I grew up in the small town of Union, South Carolina. Though I’m a rabid fan of Clemson football (go Tigers!) I attended Furman University (B.A. ’76), where I met not only Christ but also the woman who became my wife soon after we graduated. I worked six years in the commercial printing industry and then sensed God’s call to pastoral ministry. After graduating Covenant Seminary in 1986, I served four different PCA churches in Missouri, South Carolina, and Florida before “retiring” in 2019 to become the Dean of Students at RTS-Orlando. My wife Suzy and I will have been married forty-four years this summer. We have four adult children and eleven grandchildren. In my spare time I love to run, play racquetball, strum my guitar, read, watch movies, and hang out with friends around the dinner table.
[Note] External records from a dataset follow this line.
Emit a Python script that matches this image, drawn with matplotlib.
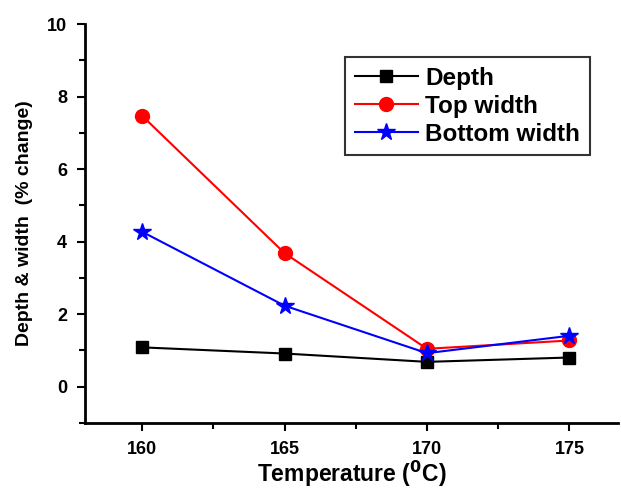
import numpy as np
import matplotlib.pyplot as plt
from matplotlib.ticker import MultipleLocator

plt.rcParams['font.family'] = ['Liberation Sans', 'DejaVu Sans']
plt.rcParams['font.weight'] = 'bold'

temp = [160, 165, 170, 175]
depth = [1.08, 0.91, 0.68, 0.80]
top_width = [7.47, 3.68, 1.04, 1.27]
bottom_width = [4.27, 2.23, 0.92, 1.40]

fig = plt.figure(figsize=(6.21, 4.91), dpi=100)
ax = fig.add_axes([0.137, 0.139, 0.858, 0.812])

ax.plot(temp, depth, color='k', marker='s', markersize=9, lw=1.5, label='Depth')
ax.plot(temp, top_width, color='red', marker='o', markersize=10, lw=1.5, label='Top width')
ax.plot(temp, bottom_width, color='blue', marker='*', markersize=13, lw=1.5, label='Bottom width')

ax.set_xlim(158.0, 176.7)
ax.set_ylim(-1, 10)
ax.set_xticks([160, 165, 170, 175])
ax.set_yticks([0, 2, 4, 6, 8, 10])
ax.xaxis.set_minor_locator(MultipleLocator(2.5))
ax.yaxis.set_minor_locator(MultipleLocator(1))

for s in ['top', 'right']:
    ax.spines[s].set_visible(False)
for s in ['left', 'bottom']:
    ax.spines[s].set_linewidth(2)

ax.tick_params(which='major', direction='out', length=6, width=1.5, labelsize=13, pad=7)
ax.tick_params(which='minor', direction='out', length=4, width=1.5)
for lab in ax.get_xticklabels() + ax.get_yticklabels():
    lab.set_fontweight('bold')

ax.set_xlabel('Temperature ($\\mathbf{^0}$C)', fontsize=16.5, fontweight='bold', labelpad=1)
ax.set_ylabel('Depth & width  (% change)', fontsize=14, fontweight='bold', labelpad=10)

leg = ax.legend(loc='upper right', bbox_to_anchor=(0.947, 0.917), borderaxespad=0,
                fontsize=17.5, frameon=True, fancybox=False, edgecolor='k',
                handlelength=2.6, handletextpad=0.3, borderpad=0.4, labelspacing=0.2)
leg.get_frame().set_linewidth(1.5)
for t in leg.get_texts():
    t.set_fontweight('bold')

plt.savefig('out.png', dpi=100)
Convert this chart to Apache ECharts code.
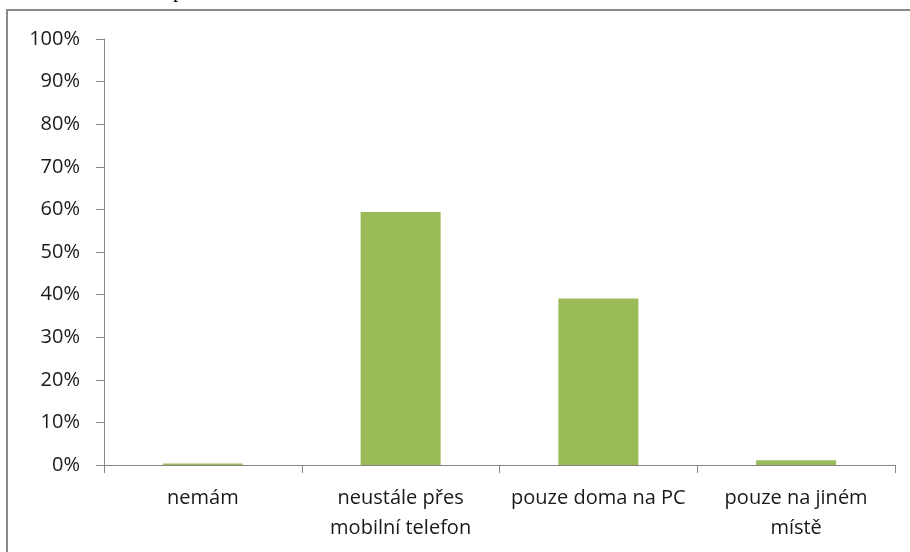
<!DOCTYPE html>
<html>
<head>
<meta charset="utf-8">
<script src="https://cdn.jsdelivr.net/npm/echarts@6/dist/echarts.min.js"></script>
<style>
  html, body { margin: 0; padding: 0; background: #fff; }
  #chart { width: 910px; height: 552px; }
</style>
</head>
<body>
<div id="chart"></div>
<script>
// categories and values (percent)
const categories = ['nemám', 'neustále přes\nmobilní telefon', 'pouze doma na PC', 'pouze na jiném\nmístě']
const values = [0.35, 59.4, 39.1, 1.1]
const yTicks = [0, 10, 20, 30, 40, 50, 60, 70, 80, 90, 100]

const chart = echarts.init(document.getElementById('chart'))
chart.setOption({
  animation: false,
  textStyle: { fontFamily: 'Open Sans, Noto Sans, sans-serif' },
  graphic: [
    // outer frame, cut off on right and bottom
    {
      type: 'rect',
      shape: { x: 7, y: 10, width: 920, height: 560 },
      style: { fill: 'none', stroke: '#8a8a8a', lineWidth: 2 },
      z: -1
    },
    // cut-off letter from the text above the chart
    {
      type: 'text',
      left: 173,
      top: -20,
      style: { text: 'p', font: '22px "Liberation Serif", serif', fill: '#000' }
    }
  ],
  grid: { left: 104, right: 15, top: 39, bottom: 87 },
  xAxis: {
    type: 'category',
    data: categories,
    axisLine: { lineStyle: { color: '#868686', width: 1 } },
    axisTick: { show: true, length: 8, alignWithLabel: false, lineStyle: { color: '#868686' } },
    axisLabel: { color: '#1a1a1a', fontSize: 20, lineHeight: 30, margin: 18, interval: 0 }
  },
  yAxis: {
    type: 'value',
    min: 0,
    max: 100,
    interval: 10,
    axisLine: { show: true, lineStyle: { color: '#868686', width: 1 } },
    axisTick: { show: true, length: 8, lineStyle: { color: '#868686' } },
    splitLine: { show: false },
    axisLabel: {
      color: '#1a1a1a',
      fontSize: 20,
      margin: 24,
      formatter: v => (yTicks.includes(v) ? v + '%' : '')
    }
  },
  series: [{
    type: 'bar',
    data: values,
    barWidth: 80,
    itemStyle: { color: '#9BBB59' }
  }]
})
</script>
</body>
</html>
2. You served as a pastor for many years before coming on staff at RTS Orlando. What led you to pastoral ministry?
I felt a desire to be a pastor and preacher almost immediately after my conversion in 1975. After a few years of stumbling around theologically, my wife and I were happy to discover Shannon Forest Presbyterian Church in Greenville, SC. Our pastor, the Rev. Al Lutz, took me under wing and mentored me. Week after week he met me for breakfast in a little diner, “explained the way of God more accurately” (Acts 18:26), and answered my questions. He gave me opportunities to teach adults, lead worship, and work with youth. Speaking in front of people was new and challenging for me, but I couldn’t get enough. Soon Pastor Al and others encouraged me to go to seminary. While a student in St. Louis, I interned at a large PCA church where God continued to shape my gifts and confirm my call.
3. You wrote a book about weathering the difficult seasons of church leadership, and now serve as an instructor in preaching labs and pastoral counseling classrooms. How have your experiences in pastoral ministry influenced your teaching?
When I launched out in ministry in 1986, I was naive about what it means to be a pastor. I thought, “I know the Bible pretty well. People are cooperative. I’m a decent communicator. What could go wrong?!” I soon found out that every church has a story and it’s not always a pretty one. Not only that, in every pastor’s story there are wounds begging to be healed. Put all these broken people together and what do you get? Often, it’s a perfect storm of colliding agendas, hopes, needs, and motivations. Over the years I have learned the importance of such things as earning trust, listening, taking time to introduce change, honoring the past, building a team, choosing your battles, having friends, and keeping the main thing the main thing. These are topics I like to talk about in the classroom and as I mentor students.
4. How has your work as a pastor and teacher influenced your Christian life?
The first thing that comes to mind is this: Being a pastor and a teacher keeps me honest. I can’t stand before God’s people and authentically share that which I am not experiencing. Pretty soon people who love me are going to see through my attempt to “fake it till I make it.” They will sense it if I’m not being real. So I’m grateful for my pastoral calling if only because it keeps me in the Word and in prayer, it convicts me about my idols and self-salvation projects, and it makes me accountable to my wife, friends, elders, and colleagues. Beyond that, of course, ministering to others brings me joy as I see the gospel take root in their hearts and set them free.
5. What Student Life projects are you currently working on?
Currently, we are working out an assimilation plan for new resident students that goes the full distance–from their acceptance to their enrollment to their arrival in Orlando and on into the fall semester. We started a Community Group for first-year students last year and it turned out to be very successful; so we are thinking through what changes, if any, we want to make in the group for next year. Throughout the summer we will plan the annual Kick-Off Dinner, orientation for new students, Women in Ministry Fall Retreat, second annual Arts Festival, and other community-building activities. Something is always happening in Student Life at RTS-Orlando!